Ida regularly took her students out for field work, and brought any specimens of special interest they collected to the attention of the Philadelphia Academy of Science. Thanks to her encouragement to observe and collect interesting plants, her students began to make discoveries on their own.
On her walk home from school in southern Philadelphia, Adelaide Allen noticed a unique plant growing alongside a dyke running to South Broad Street near League Island Park en route to the farmhouses outside the city. From the flats and marshes off the Delaware, Adelaide plucked a cool plant and brought it to her teacher Ida. It turned out to be a plant species never before found growing wild in the U.S.: Eurasian Muscari comosum, or tassel hyacinth.

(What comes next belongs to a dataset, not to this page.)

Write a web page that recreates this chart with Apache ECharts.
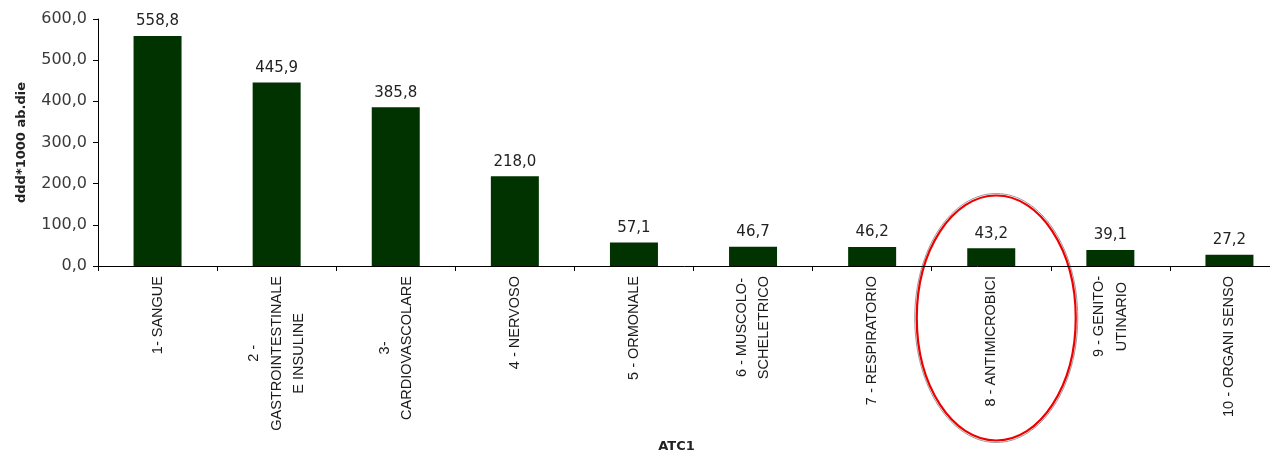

“The region is not yet built up to any extent and the more elevated portions are frequently occupied by truck-farms. The southern extension of Broad Street, with its trolleys, offers one of the chief lines of travel in this particular locality, and the nearby farms often obtain access thereto by dykes laid down over the low meadows and more impassable places. These dykes are continually augmented by the dumping of ashes and rubbish down their sides,” the Academy of Natural Sciences of Philadelphia noted of the exciting find in January 1922. “In such a habitat, from a detailed sketch-map furnished by Miss Allen, the Muscari was found growing.”
Among the specimens Ida donated over the course of her career: Virginia bluebells, Lyre-leaved rockcress, spreading rockcress, rattlebox, ragged-fringed orchid, scarlet painted-cup, wild sweetwilliam, tall thimbleweed, Carolina rose, and riverbank grape.
In 1930, Ida finally retired. She’d enjoyed a glorious 32-year teaching career inspiring countless girls to pursue science by showing them the joy and wonder of scientific curiosity. She died two years later, at her summer home in Bucks County, Pennsylvania, at the age of 66.